3I/ATLAS Update: South African MeerKAT Telescope Unveils Truth Behind Radio Signals
South Africa's MeerKAT telescope confirms 3I/ATLAS Is a natural interstellar comet, not an alien artefact

The third interstellar visitor, 3I/ATLAS, came into our solar system this summer. It did more than just set off astronomical alerts; it made us even more curious about what lies beyond our own sun. Like 'Oumuamua and 2I/Borisov, this new traveler came with a lot of expectations.
The Asteroid Terrestrial-impact Last Alert System (ATLAS) first saw the object on July 1, 2025, in Río Hurtado, Chile. It was easy to see because it was moving in a very strange way and at an incredible speed of 137,000 miles per hour. Is this the one? Could this finally be the evidence of work done by a civilisation outside our solar system?
But new information from the southern hemisphere's strongest 'eye' has brought us back to earth, or at least to the cold truth of deep-space chemistry. A group of researchers from around the world has been able to figure out what this cosmic guest is using the powerful MeerKAT radio telescope in South Africa. Their results show that 3I/ATLAS is definitely a rare wonder, but it is not a piece of alien technology; it is a natural phenomenon.

Deciphering the Icy Fingerprints of 3I/ATLAS
To understand what 3I/ATLAS is made of, scientists looked for a specific cosmic 'smoking gun': the hydroxyl maser. Most comets are essentially 'dirty snowballs' composed of water ice. As they venture into the warmth of our inner solar system, solar heat causes that ice to sublime, turning directly into gas. Ultraviolet light from the sun then tears those water molecules apart, leaving behind hydrogen and hydroxyl (OH) fragments.
It is here that the MeerKAT telescope, located in the Karoo region, proves its worth. The hydroxyl molecules act like tiny radio transmitters, absorbing or emitting signals at very specific frequencies that fall right within MeerKAT's operational sweet spot. Between September and November 2025, the team, led by experts from the University of Cape Town, SARAO, and Sweden's KTH Royal Institute of Technology, hunted for these signals.
Initially, the search was frustrating. Observations in late September yielded nothing, though the telescope did manage to pick up a signal from a distant Mira-type variable star in the background — a serendipitous 'sanity check' that proved the equipment was functioning perfectly. The breakthrough finally arrived on Oct. 24. At a staggering distance of over 350 million kilometres from Earth, MeerKAT detected hydroxyl absorption from 3I/ATLAS.

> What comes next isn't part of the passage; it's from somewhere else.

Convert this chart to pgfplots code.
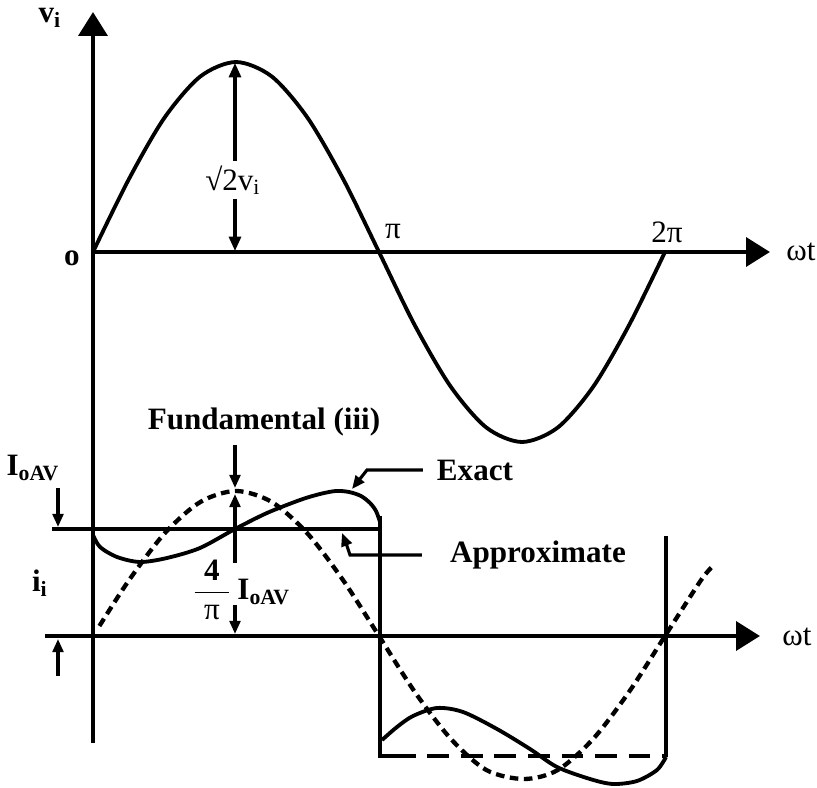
\documentclass[border=0pt]{standalone}
\usepackage{fontspec}
\setmainfont{Liberation Serif}
\usepackage{pgfplots}
\pgfplotsset{compat=1.18}
\usetikzlibrary{arrows.meta}

\tikzset{
  axisline/.style={line width=1.8pt, -{Triangle[length=10pt,width=12pt]}},
  curve/.style={line width=1.6pt, smooth},
  dimarrow/.style={line width=1.3pt, -{Triangle[length=5.5pt,width=4.5pt]}},
  leader/.style={line width=1.3pt, -{Triangle[length=5.5pt,width=4.5pt]}},
  lbl/.style={font=\fontsize{13}{15}\selectfont, inner sep=0pt}
}

\begin{document}
\begin{tikzpicture}
\begin{axis}[
  width=12cm, height=11.574cm, scale only axis,
  xmin=0, xmax=817, ymin=0, ymax=788, y dir=reverse,
  axis lines=none, clip=false, no marks]

\coordinate (bl) at (axis cs:0,788);
\coordinate (tr) at (axis cs:817,0);

% axes
\addplot[axisline] coordinates {(93,743) (93,12)};
\addplot[axisline] coordinates {(93,252) (770,252)};
\addplot[axisline] coordinates {(45,636) (760,636)};

% supply voltage v_i
\addplot[curve] coordinates {
  (93,252) (128.8,179.3) (164.5,117.7) (200.3,76.5) (236,62)
  (271.8,76.5) (307.5,117.7) (343.3,179.3) (379,252) (414.5,324.7)
  (450.5,386.3) (486.3,427.5) (522,442) (557.8,427.5) (593.5,386.3)
  (629.3,324.7) (665,252)};

% fundamental (dashed)
\addplot[line width=1.8pt, smooth, dash pattern=on 3.6pt off 2.3pt] coordinates {
  (99.4,626) (128.8,580.5) (164.5,533.5) (200.3,502) (236,491)
  (271.8,502) (307.5,533.5) (343.3,580.5) (379,636) (414.5,691.5)
  (450.5,738.5) (486.3,770) (524,779) (557.8,770) (593.5,738.5)
  (629.3,691.5) (665,636) (700.8,580.5) (713,566)};

% approximate square wave
\addplot[line width=1.6pt] coordinates {(52,529) (380,529)};
\addplot[line width=1.6pt] coordinates {(380,516) (380,756) (394,756)};
\addplot[line width=1.6pt, dash pattern=on 9pt off 5pt] coordinates {(394,756) (665,756)};
\addplot[line width=1.6pt] coordinates {(666,757) (666,536)};

% exact current
\addplot[curve] coordinates {
  (93,535) (100,547) (117,557) (140,562) (167,558) (200,548)
  (235,529) (267,513) (300,500) (320,494) (336,491) (349,492)
  (361,496) (370,503) (376,511) (380,522)};
\addplot[curve] coordinates {
  (382,740) (397,727) (413,716) (437,708) (463,712) (497,729)
  (530,749) (557,767) (590,779) (613,784) (637,781) (657,770)
  (666,757)};

% dimension arrows
\addplot[line width=1.3pt, {Triangle[length=6pt,width=5pt]}-{Triangle[length=6pt,width=5pt]}]
  coordinates {(235,63) (235,251)};
\addplot[dimarrow] coordinates {(235,445) (235,488)};
\addplot[dimarrow] coordinates {(235,563) (235,494)};
\addplot[dimarrow] coordinates {(235,605) (235,634)};
\addplot[dimarrow] coordinates {(58,488) (58,527)};
\addplot[dimarrow] coordinates {(58,676) (58,639)};

% leaders
\addplot[leader] coordinates {(423,470) (367,470) (352,489)};
\addplot[leader] coordinates {(422,555) (350,555) (347,546) (342,533)};

% labels
\node[lbl] at (axis cs:50,18) {\textbf{v}\textsubscript{\textbf{i}}};
\node[lbl] at (axis cs:72,258) {\textbf{o}};
\node[lbl] at (axis cs:393,232) {π};
\node[lbl] at (axis cs:667,232) {2π};
\node[lbl, anchor=west] at (axis cs:786,252) {ωt};
\node[lbl, anchor=west] at (axis cs:782,637) {ωt};
\node[lbl, fill=white, inner sep=2pt] at (axis cs:233,180) {√2v\textsubscript{i}};
\node[lbl] at (axis cs:264,422) {\textbf{Fundamental (iii)}};
\node[lbl] at (axis cs:475,470) {\textbf{Exact}};
\node[lbl] at (axis cs:538,555) {\textbf{Approximate}};
\node[lbl] at (axis cs:33,468) {\textbf{I}\textsubscript{\textbf{oAV}}};
\node[lbl] at (axis cs:40,583) {\textbf{i}\textsubscript{\textbf{i}}};
\node[lbl] at (axis cs:241,590) {$\displaystyle\frac{\mbox{\hspace{4pt}\bfseries 4\hspace{4pt}}}{\mbox{π}}$\,\textbf{I}\textsubscript{\textbf{oAV}}};
\end{axis}
\pgfresetboundingbox
\path (bl) rectangle (tr);
\end{tikzpicture}
\end{document}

At this stage, the visitor was rapidly approaching its perihelion — the closest point to the sun — which it reached on Oct. 29, 2025 at a distance of approximately 1.4 astronomical units (AU), placing it just inside the orbit of Mars. This was followed by more detections in early November, which eventually flipped from absorption to emission as the comet's geometry relative to the sun shifted.
'Detecting the hydroxyl signal is an important confirmation that 3I/ATLAS is behaving like a comet,' explained Professor Mykola Ivchenko of KTH Sweden. For the scientific community, this was the definitive proof: the visitor was a natural comet, likely formed in the icy outskirts of a distant, unknown star system located in the direction of the constellation Sagittarius.

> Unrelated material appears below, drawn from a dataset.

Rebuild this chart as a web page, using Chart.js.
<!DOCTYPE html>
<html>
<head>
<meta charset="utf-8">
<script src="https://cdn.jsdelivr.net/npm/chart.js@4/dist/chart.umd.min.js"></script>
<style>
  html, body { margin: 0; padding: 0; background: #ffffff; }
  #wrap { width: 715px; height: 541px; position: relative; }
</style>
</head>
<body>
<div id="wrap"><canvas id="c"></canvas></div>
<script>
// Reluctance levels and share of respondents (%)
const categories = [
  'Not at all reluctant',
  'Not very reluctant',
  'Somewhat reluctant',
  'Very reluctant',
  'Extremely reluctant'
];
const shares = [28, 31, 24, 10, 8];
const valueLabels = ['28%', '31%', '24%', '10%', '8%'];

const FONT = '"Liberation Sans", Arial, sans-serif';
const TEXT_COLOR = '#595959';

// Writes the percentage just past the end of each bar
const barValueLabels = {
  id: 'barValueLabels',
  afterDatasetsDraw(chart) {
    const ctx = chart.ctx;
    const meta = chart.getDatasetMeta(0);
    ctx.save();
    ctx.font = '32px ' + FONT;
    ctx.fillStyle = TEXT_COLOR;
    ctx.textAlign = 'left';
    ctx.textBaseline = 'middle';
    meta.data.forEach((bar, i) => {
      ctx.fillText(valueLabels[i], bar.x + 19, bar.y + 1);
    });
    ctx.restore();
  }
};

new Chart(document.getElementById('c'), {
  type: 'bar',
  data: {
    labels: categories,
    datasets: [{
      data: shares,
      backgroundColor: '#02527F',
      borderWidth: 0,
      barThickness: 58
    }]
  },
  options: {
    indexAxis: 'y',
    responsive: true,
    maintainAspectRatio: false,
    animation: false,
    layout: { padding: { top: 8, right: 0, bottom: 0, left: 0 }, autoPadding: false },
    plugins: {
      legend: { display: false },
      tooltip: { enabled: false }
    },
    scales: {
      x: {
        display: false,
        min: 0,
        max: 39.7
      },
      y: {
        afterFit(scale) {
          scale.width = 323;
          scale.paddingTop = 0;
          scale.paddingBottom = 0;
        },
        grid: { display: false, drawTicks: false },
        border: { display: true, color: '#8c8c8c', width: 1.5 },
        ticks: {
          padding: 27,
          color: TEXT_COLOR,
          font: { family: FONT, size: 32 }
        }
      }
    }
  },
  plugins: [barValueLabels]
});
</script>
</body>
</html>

Breakthrough Listen Fails to Find Tech Signatures in 3I/ATLAS
Despite the 'natural' explanation gaining ground, the search for something more exotic continued in the background. Running alongside the standard scientific instruments was the BLUSE hardware, operated by the Breakthrough Listen project. This high-spec kit is designed for one specific purpose: to sift through the noise of the universe for 'technosignatures' — narrowband radio signals that simply do not occur in nature.
The sensitivity of this search was truly mind-bending. Analysis from Nov. 5 confirmed that no such signals were detected between 900 and 1670 MHz. To put the precision of this equipment into perspective, the team established a power limit of 0.17 W. In layman's terms, if there were a mobile phone tucked away on the surface of 3I/ATLAS, hundreds of millions of kilometres away, MeerKAT and BLUSE would have heard it ringing.

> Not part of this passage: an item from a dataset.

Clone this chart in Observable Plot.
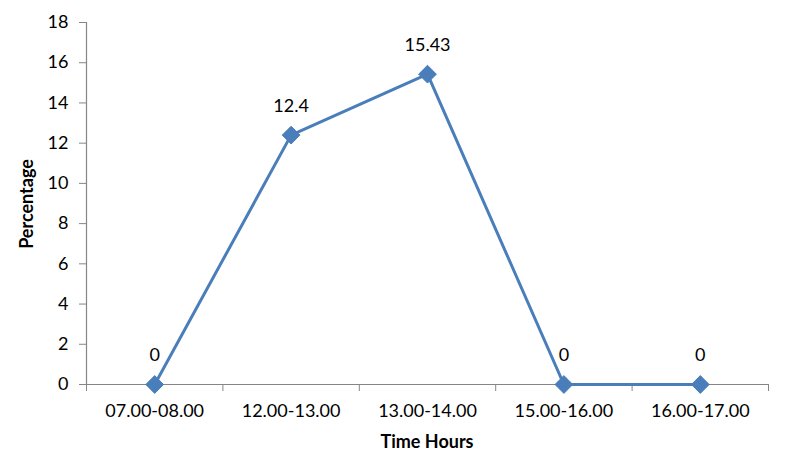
<!DOCTYPE html>
<html><head><meta charset="utf-8">
<script src="https://cdn.jsdelivr.net/npm/d3@7"></script>
<script src="https://cdn.jsdelivr.net/npm/@observablehq/plot@0.6"></script>
<style>body{margin:0;background:#fff;font-family:Lato,sans-serif}</style>
</head><body><div id="c"></div>
<script>
const categories = ["07.00-08.00","12.00-13.00","13.00-14.00","15.00-16.00","16.00-17.00"];
const values = [0, 12.4, 15.43, 0, 0];
const labels = ["0","12.4","15.43","0","0"];
const yTicks = [0,2,4,6,8,10,12,14,16,18];

const data = categories.map((c,i)=>({i: i+0.5, c, v: values[i], l: labels[i]}));
const gray = "#868686";
const blue = "#4a7ebb";
const fs = 18;
const chart = Plot.plot({
  width: 809, height: 460,
  marginLeft: 86, marginRight: 41, marginTop: 22, marginBottom: 76,
  style: {fontFamily: "Lato, sans-serif", fontSize: fs + "px", color: "#000", background: "#fff"},
  x: {type: "linear", domain: [0, categories.length]},
  y: {domain: [0, 18]},
  marks: [
    Plot.axisY({ticks: yTicks, tickSize: 7, tickPadding: 11, stroke: gray, label: null, fill: "#000", fontSize: fs}),
    Plot.axisX({ticks: d3.range(0, categories.length+1), tickSize: 7, tickFormat: () => "", stroke: gray, label: null}),
    Plot.axisX({ticks: data.map(d=>d.i), tickSize: 0, tickPadding: 20, tickFormat: (t) => categories[Math.floor(t)], label: null, fill: "#000", fontSize: fs}),
    Plot.ruleX([0], {stroke: gray, strokeWidth: 1.2}),
    Plot.ruleY([0], {stroke: gray, strokeWidth: 1.2}),
    Plot.line(data, {x: "i", y: "v", stroke: blue, strokeWidth: 3}),
    Plot.dot(data, {x: "i", y: "v", symbol: "diamond2", r: 8, fill: blue, stroke: blue, strokeWidth: 1}),
    Plot.text(data, {x: "i", y: "v", text: "l", dy: -29, fontSize: fs, fill: "#000"})
  ]
});
const svg = d3.select(chart);
svg.append("text").attr("x", 427).attr("y", 442).attr("dy","0.35em").attr("text-anchor","middle")
  .attr("font-weight","bold").attr("font-size",fs).text("Time Hours");
svg.append("text").attr("transform","translate(27,204) rotate(-90)").attr("dy","0.35em").attr("text-anchor","middle")
  .attr("font-weight","bold").attr("font-size",fs).text("Percentage");
document.getElementById("c").appendChild(chart);
</script></body></html>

The silence, in this case, was profound. While the lack of an alien greeting might disappoint some, the feat of tracking a small, dark object — estimated by the Hubble Space Telescope to be anywhere from 440 metres to 5.6 kilometres across — is a triumph for South African astronomy. SARAO chief scientist Fernando Camilo noted that the team is proud to contribute to the understanding of this 'remarkable natural phenomenon'.
As 3I/ATLAS makes its closest approach to Earth today, Dec. 19, 2025, passing safely at a distance of 170 million miles, it begins its long journey back into the interstellar void. It leaves us with a better understanding of how water — the essential ingredient for life — is distributed throughout the galaxy.
As 3I/ATLAS begins its long journey back into the interstellar void, it leaves us with a better understanding of how water — the essential ingredient for life — is distributed throughout the galaxy. While this visitor was not the alien craft some had hoped for, its presence serves as a reminder of the vast, unexplored mysteries still waiting in deep space.